Work to be completed:
Leave out the pictures; transcribe all else exactly.

——

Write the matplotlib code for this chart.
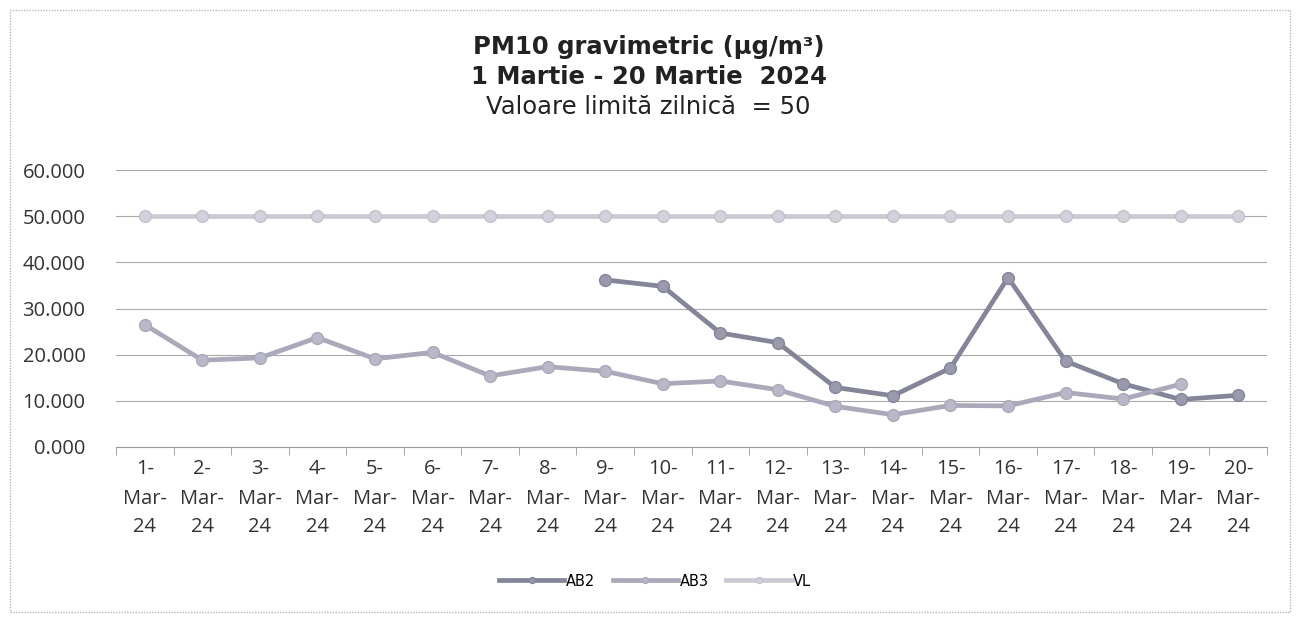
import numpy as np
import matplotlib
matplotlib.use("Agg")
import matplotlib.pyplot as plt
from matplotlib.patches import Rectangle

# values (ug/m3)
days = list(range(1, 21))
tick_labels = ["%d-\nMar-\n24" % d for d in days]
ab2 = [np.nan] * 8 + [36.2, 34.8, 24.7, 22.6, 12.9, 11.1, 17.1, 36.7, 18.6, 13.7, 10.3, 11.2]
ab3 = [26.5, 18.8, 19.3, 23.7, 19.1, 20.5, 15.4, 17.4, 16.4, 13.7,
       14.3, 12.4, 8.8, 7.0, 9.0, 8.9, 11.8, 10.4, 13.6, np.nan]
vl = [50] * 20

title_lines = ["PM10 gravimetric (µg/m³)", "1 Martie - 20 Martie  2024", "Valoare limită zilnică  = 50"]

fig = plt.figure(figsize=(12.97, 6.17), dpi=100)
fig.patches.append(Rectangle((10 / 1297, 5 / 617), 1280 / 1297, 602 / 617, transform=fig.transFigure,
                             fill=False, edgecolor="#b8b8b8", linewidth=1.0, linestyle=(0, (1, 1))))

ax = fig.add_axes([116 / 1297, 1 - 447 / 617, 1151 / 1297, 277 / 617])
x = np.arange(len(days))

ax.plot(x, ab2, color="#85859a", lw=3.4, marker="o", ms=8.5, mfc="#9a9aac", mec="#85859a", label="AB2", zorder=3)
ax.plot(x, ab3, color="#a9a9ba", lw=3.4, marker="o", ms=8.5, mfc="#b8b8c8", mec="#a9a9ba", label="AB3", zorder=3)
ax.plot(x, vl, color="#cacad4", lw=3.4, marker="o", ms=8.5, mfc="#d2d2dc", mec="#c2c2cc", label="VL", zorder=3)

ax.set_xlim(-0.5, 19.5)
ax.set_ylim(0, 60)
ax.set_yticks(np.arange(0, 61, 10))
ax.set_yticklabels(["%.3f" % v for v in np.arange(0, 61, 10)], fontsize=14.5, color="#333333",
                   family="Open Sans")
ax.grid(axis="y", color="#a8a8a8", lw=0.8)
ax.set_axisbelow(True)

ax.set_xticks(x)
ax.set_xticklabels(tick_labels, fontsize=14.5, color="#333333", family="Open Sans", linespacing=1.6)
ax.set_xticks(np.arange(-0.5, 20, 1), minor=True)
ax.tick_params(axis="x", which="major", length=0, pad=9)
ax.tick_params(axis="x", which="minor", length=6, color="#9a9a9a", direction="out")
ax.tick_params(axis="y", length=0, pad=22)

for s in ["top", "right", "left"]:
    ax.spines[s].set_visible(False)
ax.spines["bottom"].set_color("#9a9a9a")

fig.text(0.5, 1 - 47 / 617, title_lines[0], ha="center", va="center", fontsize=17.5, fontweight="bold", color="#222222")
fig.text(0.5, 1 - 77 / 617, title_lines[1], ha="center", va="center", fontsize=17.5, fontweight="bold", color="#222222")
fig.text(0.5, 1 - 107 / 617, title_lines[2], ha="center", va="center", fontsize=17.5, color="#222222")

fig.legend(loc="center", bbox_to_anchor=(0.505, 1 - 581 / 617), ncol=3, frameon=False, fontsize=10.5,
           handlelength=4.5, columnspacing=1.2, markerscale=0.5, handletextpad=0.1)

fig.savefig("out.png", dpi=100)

——

Written solution:
Write the matplotlib code for this chart.
import numpy as np
import matplotlib
matplotlib.use("Agg")
import matplotlib.pyplot as plt
from matplotlib.patches import Rectangle

# values (ug/m3)
days = list(range(1, 21))
tick_labels = ["%d-\nMar-\n24" % d for d in days]
ab2 = [np.nan] * 8 + [36.2, 34.8, 24.7, 22.6, 12.9, 11.1, 17.1, 36.7, 18.6, 13.7, 10.3, 11.2]
ab3 = [26.5, 18.8, 19.3, 23.7, 19.1, 20.5, 15.4, 17.4, 16.4, 13.7,
       14.3, 12.4, 8.8, 7.0, 9.0, 8.9, 11.8, 10.4, 13.6, np.nan]
vl = [50] * 20

title_lines = ["PM10 gravimetric (µg/m³)", "1 Martie - 20 Martie  2024", "Valoare limită zilnică  = 50"]

fig = plt.figure(figsize=(12.97, 6.17), dpi=100)
fig.patches.append(Rectangle((10 / 1297, 5 / 617), 1280 / 1297, 602 / 617, transform=fig.transFigure,
                             fill=False, edgecolor="#b8b8b8", linewidth=1.0, linestyle=(0, (1, 1))))

ax = fig.add_axes([116 / 1297, 1 - 447 / 617, 1151 / 1297, 277 / 617])
x = np.arange(len(days))

ax.plot(x, ab2, color="#85859a", lw=3.4, marker="o", ms=8.5, mfc="#9a9aac", mec="#85859a", label="AB2", zorder=3)
ax.plot(x, ab3, color="#a9a9ba", lw=3.4, marker="o", ms=8.5, mfc="#b8b8c8", mec="#a9a9ba", label="AB3", zorder=3)
ax.plot(x, vl, color="#cacad4", lw=3.4, marker="o", ms=8.5, mfc="#d2d2dc", mec="#c2c2cc", label="VL", zorder=3)

ax.set_xlim(-0.5, 19.5)
ax.set_ylim(0, 60)
ax.set_yticks(np.arange(0, 61, 10))
ax.set_yticklabels(["%.3f" % v for v in np.arange(0, 61, 10)], fontsize=14.5, color="#333333",
                   family="Open Sans")
ax.grid(axis="y", color="#a8a8a8", lw=0.8)
ax.set_axisbelow(True)

ax.set_xticks(x)
ax.set_xticklabels(tick_labels, fontsize=14.5, color="#333333", family="Open Sans", linespacing=1.6)
ax.set_xticks(np.arange(-0.5, 20, 1), minor=True)
ax.tick_params(axis="x", which="major", length=0, pad=9)
ax.tick_params(axis="x", which="minor", length=6, color="#9a9a9a", direction="out")
ax.tick_params(axis="y", length=0, pad=22)

for s in ["top", "right", "left"]:
    ax.spines[s].set_visible(False)
ax.spines["bottom"].set_color("#9a9a9a")

fig.text(0.5, 1 - 47 / 617, title_lines[0], ha="center", va="center", fontsize=17.5, fontweight="bold", color="#222222")
fig.text(0.5, 1 - 77 / 617, title_lines[1], ha="center", va="center", fontsize=17.5, fontweight="bold", color="#222222")
fig.text(0.5, 1 - 107 / 617, title_lines[2], ha="center", va="center", fontsize=17.5, color="#222222")

fig.legend(loc="center", bbox_to_anchor=(0.505, 1 - 581 / 617), ncol=3, frameon=False, fontsize=10.5,
           handlelength=4.5, columnspacing=1.2, markerscale=0.5, handletextpad=0.1)

fig.savefig("out.png", dpi=100)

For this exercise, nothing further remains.